This morning we met our guide, Kim Goldsmith, Ph.D., Field and Lab Director at New World Archaeological Foundation. Her specialty is on-site clay figurines and she works as an archaeologist in the Teotihuacan Archaeological Zone. Her husband, Alejandro Sarabia, is Site Director at Teotihuacán. We car pooled the 2 miles from the RV park to the Teotihuacán site where Kim gave us a very interesting history of the ancient city of Teotihuacán and its inhabitants.
It was a very large city that covered over 12 square miles and had a population of 200,000 inhabitants. The Olmecs planned the city from the start. The site was stripped bare of vegetation and leveled with a very slight downward slant to facilitate drainage. And you must remember that these people had no metal tools or beasts of burden. It was all done by hand.
Once the site was prepared an underground system of water drainage and supply was constructed before any buildings were constructed. The entire area was then covered with cement, which was almost the same as modern day cement except that the Olmecs used volcanic pebbles in theirs. Then large houses were constructed of stone and wood. One house for each extended family, each of which may have included up to 100 people. All of the houses for the “common people” were identical in shape, layout, size, number of rooms, and wall murals. The priests and rulers may have had grander houses that were located close to the pyramids and temples. At its zenith, about 500 AD, the city had a larger population than that of Rome. Only the foundations of the houses remain except for one house that still has some intact walls with portions of the original wall murals remaining.
The two grandest structures are the Pyramids of the Sun and Moon. Construction of the Pyramid of the Sun began a little after 100 BC, coinciding with the building of Rome’s great monuments. The Pyramid of the Sun is the third largest pyramid in the world, the two largest being the Great Pyramid of Cholula (which we recently visited) and the Pyramid of Cheops in Egypt. The Pyramid of the Sun measures 722 feet per side at the base and is 213 feet high. The Pyramid of the Moon is not as high as the Pyramid of the Sun but because it was built on higher ground, its top is at the same elevation as that of the Pyramid of the Sun.

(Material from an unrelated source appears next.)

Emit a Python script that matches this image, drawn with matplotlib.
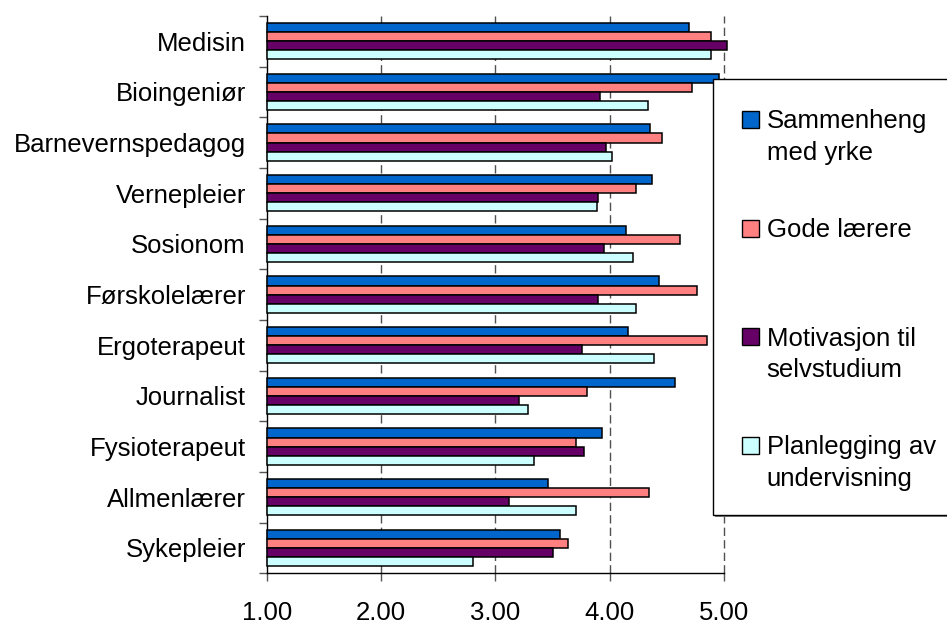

It is thought to have taken 400 years to complete the construction of the Pyramid of the Sun. I can't begin to imagine the dedication and work ethic of these people who planned a city and stuck with the plan for over 400 years to complete the city. What makes this even more amazing is the fact that their average life span was only about 35 years.
It is not known why the city was abandoned (sometime around 700 AD) but the abandonment probably occurred gradually over a 250-year period. The city's decline began after its zenith (500 AD) when the Toltecs began to rise in power and took over the city. When the Aztecs finally came to power the city was already falling into ruin, yet most people associate the city with the Aztecs.
Several of our group climbed one or both pyramids. I did not climb either pyramid but I do know that Barry climbed the Pyramid of the Sun as I wished him luck when he started. I later spoke with him by walkie-talkie when he was almost to the top. I took a picture but I really can’t tell which of the little ant-like dots is Barry.
A bus tour of Mexico City is scheduled for tomorrow but I’m not sure whether or not I will go. I have been to Mexico City and it is huge (world’s second largest city) and the traffic is a madhouse. There will not be enough time to stop any where long enough to see any of the museums. I also need to be here to check on the motorhomes paint job and pay the painter when he finishes.